What’s your quest?

When I left the Mothership, I thought my quest was to find a new career, one that would sustain me for 15 years or so. Given all the experience and skills I had from my corporate career, I felt confident that I would be able to find something that I could turn my hand to.

In my corporate career I had done a wide variety of things and done most of them pretty well. I got used to having things thrown at me and having to learn about them quickly, to figure out how to handle them. I had managed business units and covered just about everything from coming up with the product ideas and the strategy to sorting out the contracts and training the customer support teams. I had become very adaptable and something of a generalist.

I had also learnt to be a chameleon, changing my behaviour and appearance to suit the people I was addressing or the situation I was in. Sometimes, it was a useful way to gain influence and get people on your side by seeming to be like them. Other times, it was essential to keep a low profile and keep out of harms way, whilst also getting on with my own agenda. Fitting in is very much an expected part of corporate life and I had got quite good at it.
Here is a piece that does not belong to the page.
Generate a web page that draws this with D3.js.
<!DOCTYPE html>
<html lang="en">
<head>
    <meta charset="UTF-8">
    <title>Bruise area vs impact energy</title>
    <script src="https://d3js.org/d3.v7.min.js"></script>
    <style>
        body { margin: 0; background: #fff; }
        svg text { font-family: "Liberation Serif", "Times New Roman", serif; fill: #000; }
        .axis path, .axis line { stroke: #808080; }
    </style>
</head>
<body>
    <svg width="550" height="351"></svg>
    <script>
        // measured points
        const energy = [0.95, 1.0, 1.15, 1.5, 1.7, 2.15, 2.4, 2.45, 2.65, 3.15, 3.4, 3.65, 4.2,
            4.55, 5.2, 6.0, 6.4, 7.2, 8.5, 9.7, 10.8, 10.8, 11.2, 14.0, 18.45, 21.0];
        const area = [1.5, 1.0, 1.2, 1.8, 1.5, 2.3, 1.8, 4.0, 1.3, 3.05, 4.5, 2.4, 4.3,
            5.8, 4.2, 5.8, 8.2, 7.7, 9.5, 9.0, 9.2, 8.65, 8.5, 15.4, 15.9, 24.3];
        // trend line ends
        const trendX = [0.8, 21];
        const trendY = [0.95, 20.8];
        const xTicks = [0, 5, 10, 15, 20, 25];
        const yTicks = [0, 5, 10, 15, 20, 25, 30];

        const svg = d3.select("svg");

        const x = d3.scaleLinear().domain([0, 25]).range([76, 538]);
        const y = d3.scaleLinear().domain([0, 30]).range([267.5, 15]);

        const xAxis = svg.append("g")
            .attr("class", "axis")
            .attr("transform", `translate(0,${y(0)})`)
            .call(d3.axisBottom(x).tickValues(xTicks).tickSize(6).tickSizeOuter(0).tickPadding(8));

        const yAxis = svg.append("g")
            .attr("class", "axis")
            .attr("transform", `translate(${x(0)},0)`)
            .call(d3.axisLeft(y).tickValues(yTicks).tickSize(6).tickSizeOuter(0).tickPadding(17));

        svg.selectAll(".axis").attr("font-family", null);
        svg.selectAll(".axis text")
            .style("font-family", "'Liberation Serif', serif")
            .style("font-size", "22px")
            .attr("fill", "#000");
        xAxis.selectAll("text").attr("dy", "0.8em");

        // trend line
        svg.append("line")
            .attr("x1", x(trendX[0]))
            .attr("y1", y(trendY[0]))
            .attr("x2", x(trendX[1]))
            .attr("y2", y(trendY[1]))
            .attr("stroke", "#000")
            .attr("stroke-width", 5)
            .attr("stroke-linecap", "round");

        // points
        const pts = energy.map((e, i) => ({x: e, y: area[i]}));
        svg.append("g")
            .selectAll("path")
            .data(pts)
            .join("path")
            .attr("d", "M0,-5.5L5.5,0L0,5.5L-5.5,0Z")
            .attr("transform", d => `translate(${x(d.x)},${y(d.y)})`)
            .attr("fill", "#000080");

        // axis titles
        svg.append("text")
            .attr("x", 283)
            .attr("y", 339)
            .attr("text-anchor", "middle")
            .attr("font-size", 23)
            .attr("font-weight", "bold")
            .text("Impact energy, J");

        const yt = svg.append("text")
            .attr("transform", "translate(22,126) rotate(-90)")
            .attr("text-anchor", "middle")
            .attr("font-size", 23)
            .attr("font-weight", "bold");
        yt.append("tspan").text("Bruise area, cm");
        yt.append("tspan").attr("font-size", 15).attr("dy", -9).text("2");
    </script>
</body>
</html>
In a way I felt I could do pretty much anything and be like anyone I need to, so my opportunities could be said to be  limitless. It was just a question of finding the thing that I could do, quite liked and would give me a decent income for the next stage of my life.

This was my quest. Or so I thought.

You see, that logic led me to buy a franchise, something that was quite wrong for me. A franchise is  for people who like to follow instructions, who like someone else to figure out the framework and the plan. I am quite the opposite, I am the one who does the figuring out and creates the plan for others.
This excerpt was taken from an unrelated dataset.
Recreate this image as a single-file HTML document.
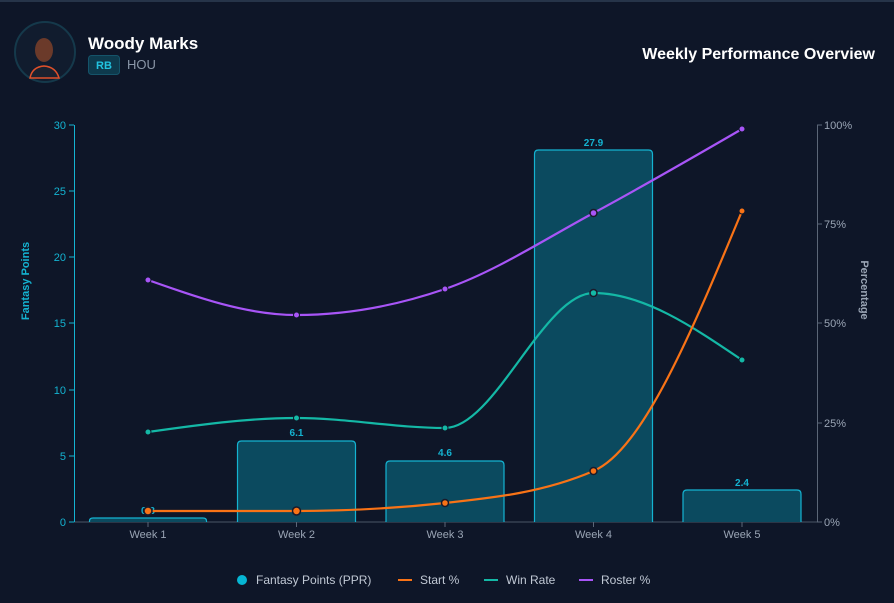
<!DOCTYPE html>
<html><head><meta charset="utf-8"><style>
html,body{margin:0;padding:0;background:#0e1628;}
body{width:894px;height:598px;overflow:hidden;font-family:"Liberation Sans",sans-serif;}
</style></head><body>
<svg width="894" height="598" viewBox="0 0 894 598" xmlns="http://www.w3.org/2000/svg" font-family="Liberation Sans, sans-serif">
<rect width="894" height="598" fill="#0e1628"/>
<rect width="894" height="2" fill="#263449"/>
<!-- header -->
<circle cx="45" cy="52" r="30" fill="#111c2e" stroke="#15394b" stroke-width="2"/>
<ellipse cx="44" cy="50" rx="9" ry="12" fill="#6b3a2a"/>
<path d="M30 78 Q32 67 44 66 Q56 67 59 78 Z" fill="#1b2230" stroke="#e0502a" stroke-width="1.5"/>
<text x="88" y="49" font-size="17" font-weight="bold" fill="#ffffff">Woody Marks</text>
<rect x="88.5" y="55.5" width="31" height="19" rx="3" fill="#0e3a4d" stroke="#15546a"/>
<text x="104" y="69" font-size="11" font-weight="bold" fill="#22c3e0" text-anchor="middle">RB</text>
<text x="127" y="69" font-size="13" fill="#8b97a8">HOU</text>
<text x="875" y="59" font-size="16" font-weight="bold" fill="#ffffff" text-anchor="end">Weekly Performance Overview</text>
<!-- axes -->
<line x1="74" y1="522" x2="817" y2="522" stroke="#4b5566" stroke-width="1"/>
<line x1="74.5" y1="125" x2="74.5" y2="522" stroke="#14b3d1" stroke-width="1"/>
<line x1="817.5" y1="125" x2="817.5" y2="522" stroke="#5b6677" stroke-width="1"/>
<g font-size="11" fill="#14b3d1" text-anchor="end">
<line x1="69" x2="74" y1="522" y2="522" stroke="#14b3d1"/><text x="66" y="526">0</text>
<line x1="69" x2="74" y1="456" y2="456" stroke="#14b3d1"/><text x="66" y="460">5</text>
<line x1="69" x2="74" y1="390" y2="390" stroke="#14b3d1"/><text x="66" y="394">10</text>
<line x1="69" x2="74" y1="323" y2="323" stroke="#14b3d1"/><text x="66" y="327">15</text>
<line x1="69" x2="74" y1="257" y2="257" stroke="#14b3d1"/><text x="66" y="261">20</text>
<line x1="69" x2="74" y1="191" y2="191" stroke="#14b3d1"/><text x="66" y="195">25</text>
<line x1="69" x2="74" y1="125" y2="125" stroke="#14b3d1"/><text x="66" y="129">30</text>
</g>
<g font-size="11" fill="#9aa5b5">
<line x1="817" x2="822" y1="522" y2="522" stroke="#5b6677"/><text x="824" y="526">0%</text>
<line x1="817" x2="822" y1="423" y2="423" stroke="#5b6677"/><text x="824" y="427">25%</text>
<line x1="817" x2="822" y1="323" y2="323" stroke="#5b6677"/><text x="824" y="327">50%</text>
<line x1="817" x2="822" y1="224" y2="224" stroke="#5b6677"/><text x="824" y="228">75%</text>
<line x1="817" x2="822" y1="125" y2="125" stroke="#5b6677"/><text x="824" y="129">100%</text>
</g>
<g font-size="11" fill="#9aa5b5" text-anchor="middle" stroke="#5b6677">
<line x1="148" x2="148" y1="522" y2="527"/><line x1="296.5" x2="296.5" y1="522" y2="527"/><line x1="445" x2="445" y1="522" y2="527"/><line x1="593.5" x2="593.5" y1="522" y2="527"/><line x1="742" x2="742" y1="522" y2="527"/>
</g>
<g font-size="11" fill="#9aa5b5" text-anchor="middle">
<text x="148" y="538">Week 1</text><text x="296.5" y="538">Week 2</text><text x="445" y="538">Week 3</text><text x="593.5" y="538">Week 4</text><text x="742" y="538">Week 5</text>
</g>
<text transform="translate(29,281) rotate(-90)" font-size="11" font-weight="bold" fill="#14b3d1" text-anchor="middle">Fantasy Points</text>
<text transform="translate(861,290) rotate(90)" font-size="11" font-weight="bold" fill="#9aa5b5" text-anchor="middle">Percentage</text>
<!-- bars -->
<g fill="#0b4a5f" stroke="#14b3d1" stroke-width="1.2">
<path d="M89.5 522 V521 Q89.5 518 93 518 H203 Q206.5 518 206.5 521 V522"/>
<path d="M237.5 522 V445 Q237.5 441 241.5 441 H351.5 Q355.5 441 355.5 445 V522"/>
<path d="M386 522 V465 Q386 461 390 461 H500 Q504 461 504 465 V522"/>
<path d="M534.5 522 V154 Q534.5 150 538.5 150 H648.5 Q652.5 150 652.5 154 V522"/>
<path d="M683 522 V494 Q683 490 687 490 H797 Q801 490 801 494 V522"/>
</g>
<g font-size="10" font-weight="bold" fill="#14b3d1" text-anchor="middle">
<text x="148" y="514">0.3</text><text x="296.5" y="436">6.1</text><text x="445" y="456">4.6</text><text x="593.5" y="146">27.9</text><text x="742" y="486">2.4</text>
</g>
<!-- lines -->
<path d="M148 280 C197.5 297.5 247 315 296.5 315 C346 315 395.5 306 445 289 C494.5 272 544 239.7 593.5 213 C643 186.3 692.5 157.7 742 129" fill="none" stroke="#a855f7" stroke-width="2.2"/>
<path d="M148 432 C197.5 425 247 418 296.5 418 C346 418 395.5 428 445 428 C494.5 428 544 293 593.5 293 C643 293 692.5 326.5 742 360" fill="none" stroke="#14b8a6" stroke-width="2.2"/>
<path d="M148 511 C197.5 511 247 511 296.5 511 C346 511 395.5 508.3 445 503 C494.5 497.7 544 492.3 593.5 471 C643 449.7 692.5 330.3 742 211" fill="none" stroke="#f97316" stroke-width="2.2"/>
<g fill="#a855f7" stroke="#0e1628" stroke-width="1"><circle cx="148" cy="280" r="3"/><circle cx="296.5" cy="315" r="3"/><circle cx="445" cy="289" r="3"/><circle cx="742" cy="129" r="3"/></g>
<circle cx="593.5" cy="213" r="3.5" fill="#a855f7" stroke="#1a1a2a" stroke-width="1.5"/>
<g fill="#14b8a6" stroke="#0e1628" stroke-width="1"><circle cx="148" cy="432" r="3"/><circle cx="296.5" cy="418" r="3"/><circle cx="445" cy="428" r="3"/><circle cx="742" cy="360" r="3"/></g>
<circle cx="593.5" cy="293" r="3.5" fill="#14b8a6" stroke="#1a1a2a" stroke-width="1.5"/>
<g fill="#f97316" stroke="#1a1a2a" stroke-width="1.5"><circle cx="148" cy="511" r="4"/><circle cx="296.5" cy="511" r="4"/><circle cx="445" cy="503" r="3.5"/><circle cx="593.5" cy="471" r="3.5"/></g>
<circle cx="742" cy="211" r="3" fill="#f97316" stroke="#0e1628"/>
<!-- legend -->
<circle cx="242" cy="580" r="5" fill="#06b6d4"/>
<text x="256" y="584" font-size="12" fill="#c0c8d4">Fantasy Points (PPR)</text>
<line x1="398" y1="580" x2="412" y2="580" stroke="#f97316" stroke-width="2"/>
<text x="420" y="584" font-size="12" fill="#c0c8d4">Start %</text>
<line x1="484" y1="580" x2="498" y2="580" stroke="#14b8a6" stroke-width="2"/>
<text x="506" y="584" font-size="12" fill="#c0c8d4">Win Rate</text>
<line x1="579" y1="580" x2="593" y2="580" stroke="#a855f7" stroke-width="2"/>
<text x="601" y="584" font-size="12" fill="#c0c8d4">Roster %</text>
</svg>
</body></html>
How could I make such a basic error? It was because I lacked a deep understanding about myself. As a generalist and a chameleon, I had become so used to adapting that I had lost connection with who I really was, what my strengths, motivations and passions really were.

You see, the choice of buying a franchise was the right answer for the question I had posed. I had done my due diligence and it ticked all the boxes that I had identified. It was the right fit for the quest I thought I was on.
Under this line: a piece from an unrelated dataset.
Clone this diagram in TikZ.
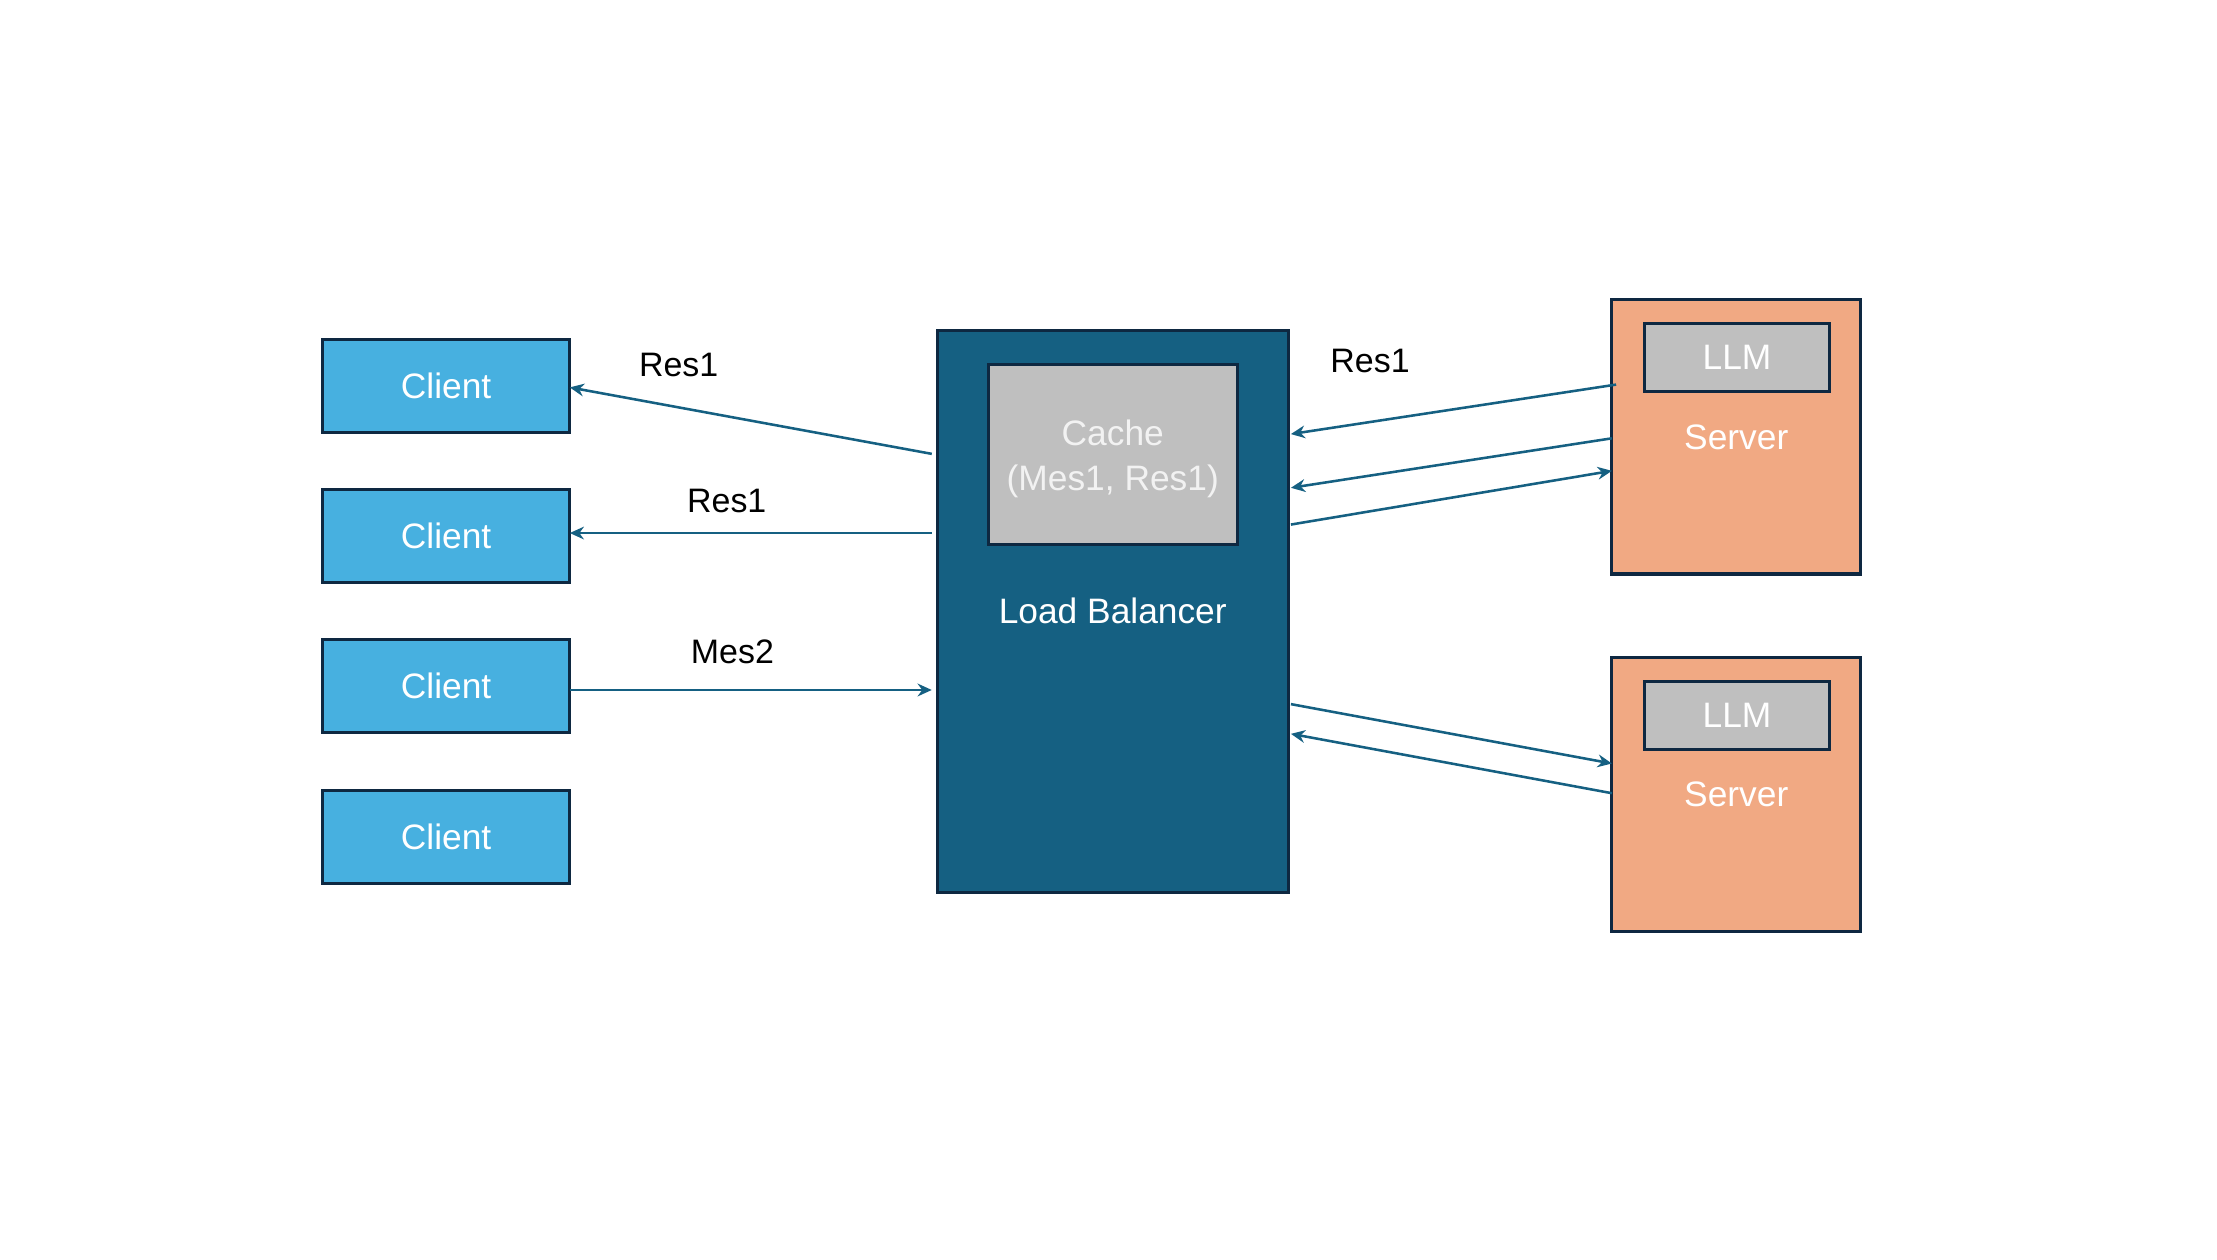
\documentclass[tikz,border=0pt]{standalone}
\usepackage{fontspec}
\setmainfont{Liberation Sans}
\usetikzlibrary{arrows.meta}
\definecolor{clientblue}{HTML}{47B0E0}
\definecolor{lbblue}{HTML}{156082}
\definecolor{edge}{HTML}{0E2841}
\definecolor{cachegray}{HTML}{BFBFBF}
\definecolor{serverorange}{HTML}{F1A983}
\definecolor{cachetext}{HTML}{F2F2F2}
\begin{document}
\begin{tikzpicture}[x=1pt,y=-1pt,
  box/.style={draw=edge, line width=2.2pt, inner sep=0pt, outer sep=0pt, align=center,
    font=\fontsize{25}{32}\selectfont},
  client/.style={box, fill=clientblue, text=white, minimum width=175pt, minimum height=66pt},
  lbbox/.style={box, fill=lbblue, minimum width=248pt, minimum height=397pt},
  cachebox/.style={box, fill=cachegray, minimum width=176pt, minimum height=127pt},
  serverbox/.style={box, fill=serverorange, minimum width=176pt, minimum height=194pt},
  llmbox/.style={box, fill=cachegray, text=white, minimum width=131pt, minimum height=48pt},
  whitelabel/.style={text=white, inner sep=0pt, font=\fontsize{25}{32}\selectfont},
  cachelabel/.style={text=cachetext, inner sep=0pt, align=center, font=\fontsize{25}{32}\selectfont},
  blacklabel/.style={text=black, inner sep=0pt, font=\fontsize{24}{30}\selectfont},
  conn/.style={draw=lbblue, line width=1.8pt, -{Stealth[length=10pt,width=9pt]}}
]
\useasboundingbox (0,0) rectangle (1568,890.5);
\fill[white] (0,0) rectangle (1568,890.5);

% clients
\node[client] (c1) at (315.5,273) {Client};
\node[client] (c2) at (315.5,379) {Client};
\node[client] (c3) at (315.5,485) {Client};
\node[client] (c4) at (315.5,592) {Client};

% load balancer
\node[lbbox] (lb) at (787,432.5) {};
\node[whitelabel] (lbl) at (787,432) {Load Balancer};
\node[cachebox] (cache) at (787,321.5) {};
\node[cachelabel] (cachel) at (787,324.5) {Cache\\(Mes1, Res1)};

% servers
\node[serverbox] (s1) at (1228,309) {};
\node[whitelabel] (s1l) at (1228,309) {Server};
\node[llmbox] (llm1) at (1228.5,253) {LLM};
\node[serverbox] (s2) at (1228,562) {};
\node[whitelabel] (s2l) at (1228,562) {Server};
\node[llmbox] (llm2) at (1228.5,506) {LLM};

% labels
\node[blacklabel] (r1) at (480,258) {Res1};
\node[blacklabel] (r2) at (514,354) {Res1};
\node[blacklabel] (m2) at (518,461) {Mes2};
\node[blacklabel] (r3) at (969,255) {Res1};

% client-side connectors
\draw[conn] ([xshift=-4pt,yshift=111.5pt]lb.west) -- ([yshift=-1pt]c1.east);
\draw[conn] ([xshift=-4pt,yshift=55.5pt]lb.west) -- ([yshift=2pt]c2.east);
\draw[conn] ([yshift=-3pt]c3.east) -- ([xshift=-4pt,yshift=-55.5pt]lb.west);

% server-side connectors
\draw[conn] ([xshift=3pt,yshift=37pt]s1.west) -- ([xshift=2pt,yshift=125.5pt]lb.east);
\draw[conn] ([yshift=-1pt]s1.west) -- ([xshift=2pt,yshift=87.5pt]lb.east);
\draw[conn] ([xshift=2pt,yshift=61.5pt]lb.east) -- ([yshift=-24pt]s1.west);
\draw[conn] ([xshift=2pt,yshift=-65.5pt]lb.east) -- ([yshift=22pt]s2.west);
\draw[conn] ([yshift=1pt]s2.west) -- ([xshift=2pt,yshift=-86.5pt]lb.east);
\end{tikzpicture}
\end{document}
Only it was the wrong quest. My quest was not to find a new career but to find myself, to peel back the layers of conditioning and armour and get back to the real me. Only then would I be able to make the right choices and create the lifestyle and career that I really wanted.

As Stephen Covey puts it ““If the ladder is not leaning against the right wall, every step we take just gets us to the wrong place faster.”

Is your ladder leaning on the right wall? Are you really sure you are on the right quest for you?